Standard Methods for Sampling North American Freshwater Fishes, second edition
Chapter 5: Warmwater Fish in Rivers
Brenda M. Pracheil, Patrick J. Braaten, Everardo Barba Macias, Christopher S. Guy, David P. Herzog, Martin J. Hamel, John C. Justice, Alison R. Loeppky, Jon Michael Mollish, Jeffrey W. Simmons, and Sara J. Tripp
doi: https://doi.org/10.47886/9781934874769.ch5
In addition to the gears described in the previous version, this edition includes an updated water body definition that is inclusive of Mexico and Canada as well as standard methods for the use of cast nets in warmwater rivers. There were organizational changes in the trawling and hoop-net sections to make them consistent with the format for this edition, but the methods themselves have not been changed and no standardized gears (e.g., small-mesh and large-mesh trawls are still both present) have been removed.

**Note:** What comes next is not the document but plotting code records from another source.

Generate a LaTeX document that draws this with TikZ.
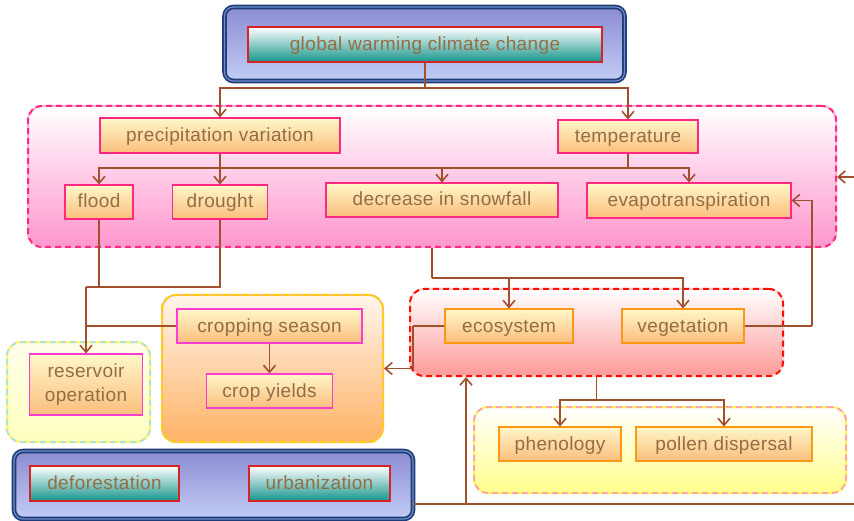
\documentclass[tikz,border=0pt]{standalone}
\usepackage{fontspec}
\setmainfont{Liberation Sans}
\newfontfamily\labfont[LetterSpace=2]{Liberation Sans}
\usetikzlibrary{arrows.meta}
\definecolor{conncol}{RGB}{160,80,45}
\definecolor{txtcol}{RGB}{150,108,68}
\definecolor{otop}{RGB}{255,247,200}
\definecolor{obot}{RGB}{250,190,125}
\definecolor{pinkbd}{RGB}{255,40,130}
\definecolor{magbd}{RGB}{255,60,210}
\definecolor{orbd}{RGB}{255,150,20}
\definecolor{navy}{RGB}{30,60,120}
\definecolor{navyin}{RGB}{110,140,200}
\definecolor{btop}{RGB}{140,140,210}
\definecolor{bmid}{RGB}{215,222,255}
\definecolor{bbot}{RGB}{195,205,245}
\definecolor{tealb}{RGB}{22,150,140}
\definecolor{tealm}{RGB}{215,240,236}
\definecolor{tealbd}{RGB}{215,35,40}
\definecolor{pinkfill}{RGB}{255,150,205}
\definecolor{pinkline}{RGB}{255,175,210}
\begin{document}
\begin{tikzpicture}[x=1pt,y=-1pt,
  lab/.style={font=\labfont\fontsize{19}{24}\selectfont, text=txtcol, inner sep=0pt, align=center},
  oneline/.style={text height=15pt, text depth=3pt},
  onode/.style={lab, draw=#1, line width=1.1pt, top color=otop, bottom color=obot},
  tnode/.style={lab, oneline, draw=tealbd, line width=1.1pt, top color=white, middle color=tealm, bottom color=tealb},
  bluebox/.style={rounded corners=9pt, draw=navy, line width=1.7pt, double=navyin, double distance=1.2pt, top color=btop, middle color=bmid, bottom color=bbot},
  cont/.style n args={4}{rounded corners=14pt, line width=2pt, draw=#1, top color=#3, bottom color=#4,
      postaction={draw=#2, line width=2pt, dash pattern=on 6pt off 4pt}},
  conn/.style={draw=conncol, line width=1.5pt},
  arr/.style={conn, -{Straight Barb[length=7pt,width=12pt,line width=1.6pt]}},
]
\useasboundingbox (0,0) rectangle (854,521);

% containers
\node[bluebox, minimum width=400, minimum height=74] (topbox) at (424.5,44) {};
\node[cont={pinkline}{pinkbd}{white}{pinkfill}, minimum width=808, minimum height=141] (pinkbox) at (432,176.5) {};
\node[cont={yellow!60}{cyan!35!green!30}{yellow!8}{yellow!25}, minimum width=143, minimum height=100] (resbox) at (78.5,392) {};
\node[cont={orange!55}{yellow!70!orange}{orange!8}{orange!60}, minimum width=221, minimum height=147] (cropbox) at (272.5,368.5) {};
\node[cont={pink!80}{red!90!orange}{white}{red!40}, minimum width=373, minimum height=87] (redbox) at (596.5,332.5) {};
\node[cont={yellow!70}{red!35}{white}{yellow!45}, minimum width=372, minimum height=86] (yelbox) at (660,450) {};
\node[bluebox, minimum width=399, minimum height=68] (botbox) at (213.5,485) {};

% nodes
\node[tnode, minimum width=354, minimum height=35] (gw) at (425,44.5) {global warming climate change};
\node[onode=pinkbd, oneline, minimum width=240, minimum height=35] (prec) at (220,135.5) {precipitation variation};
\node[onode=pinkbd, oneline, minimum width=140, minimum height=33] (temp) at (628,136.5) {temperature};
\node[onode=pinkbd, oneline, minimum width=68, minimum height=34] (flood) at (99,202) {flood};
\node[onode=pinkbd, oneline, minimum width=95, minimum height=34] (drought) at (220,202) {drought};
\node[onode=pinkbd, oneline, minimum width=232, minimum height=34] (snow) at (442,200) {decrease in snowfall};
\node[onode=pinkbd, oneline, minimum width=204, minimum height=35] (evap) at (689,200.5) {evapotranspiration};
\node[onode=magbd, minimum width=113, minimum height=61] (res) at (86,384.5) {reservoir\\operation};
\node[onode=magbd, oneline, minimum width=185, minimum height=34] (cseason) at (269.5,326) {cropping season};
\node[onode=magbd, oneline, minimum width=126, minimum height=34] (cyield) at (269.5,391) {crop yields};
\node[onode=orbd, oneline, minimum width=128, minimum height=34] (eco) at (509,326) {ecosystem};
\node[onode=orbd, oneline, minimum width=122, minimum height=34] (veg) at (683,326) {vegetation};
\node[onode=orbd, oneline, minimum width=122, minimum height=34] (phen) at (560,444) {phenology};
\node[onode=orbd, oneline, minimum width=176, minimum height=34] (pollen) at (724,444) {pollen dispersal};
\node[tnode, minimum width=149, minimum height=35] (defor) at (104.5,483.5) {deforestation};
\node[tnode, minimum width=141, minimum height=35] (urban) at (319.5,483.5) {urbanization};

% helper coordinates
\coordinate (j1) at (425,88);
\coordinate (j2) at (220,168);
\coordinate (j3) at (628,168);
\coordinate (j4) at (86,287);
\coordinate (j5) at (432,278);
\coordinate (j6) at (596.5,400);
\coordinate (j7) at (812,326);
\coordinate (j8) at (413,326);
\coordinate (b1) at (414,504);
\coordinate (b2) at (466,504);
\coordinate (edgeB) at (854,504);
\coordinate (edgeR) at (854,177);

% connectors
\draw[conn] (gw.south) -- (j1);
\draw[arr] (j1) -| (prec.north);
\draw[arr] (j1) -| (temp.north);
\draw[conn] (prec.south) -- (j2);
\draw[arr] (j2) -| (flood.north);
\draw[arr] (j2) -- (drought.north);
\draw[arr] (j2) -| (snow.north);
\draw[conn] (temp.south) -- (j3);
\draw[conn] (j3) -| (snow.north);
\draw[arr] (j3) -| (evap.north);
\draw[conn] (flood.south) |- (j4);
\draw[conn] (drought.south) |- (j4);
\draw[arr] (j4) -- (res.north);
\draw[conn] (cseason.west) -- (cseason.west -| res.north);
\draw[arr] (cseason.south) -- (cyield.north);
\draw[conn] (pinkbox.south) -- (j5);
\draw[arr] (j5) -| (eco.north);
\draw[arr] (j5) -| (veg.north);
\draw[conn] (redbox.south) -- (j6);
\draw[arr] (j6) -| (phen.north);
\draw[arr] (j6) -| (pollen.north);
\draw[conn] (veg.east) -- (j7);
\draw[arr] (j7) |- (evap.east);
\draw[conn] (eco.west) -- (j8);
\draw[arr] (j8) |- (cropbox.east);
\draw[conn] (b1) -- (edgeB);
\draw[arr] (b2) -- (b2 |- redbox.south);
\draw[arr] (edgeR) -- (edgeR -| pinkbox.east);
\end{tikzpicture}
\end{document}
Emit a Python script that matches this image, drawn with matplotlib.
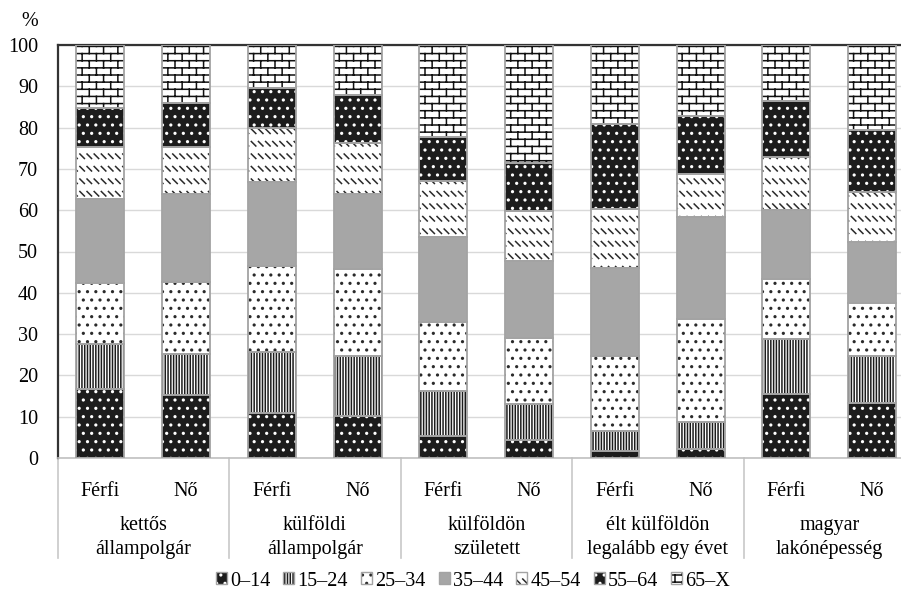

The diversity of warmwater rivers of North America owes to the mosaic of precipitation and geology spanning the continent from the arid systems of the Sonoran Desert to the humid forests of the Appalachian Mountains. The types of rivers discussed in this chapter are highly variable in size from headwaters to mouth but will include parts of rivers that are nonwadeable and larger. Here, we use this flexible definition because we found that regardless of how we classified a river as a whole, whether through basin area, discharge, or stream order, there is sufficient diversity across North America such that major rivers of some regions would be left out. We, therefore, chose to use site-level characterization because characteristics like target fish species and communities and habitat characteristics like water depth, velocity, and channel geomorphology drive or constrain our decisions in the field about what sampling gear to use rather than overall river or river basin characteristics.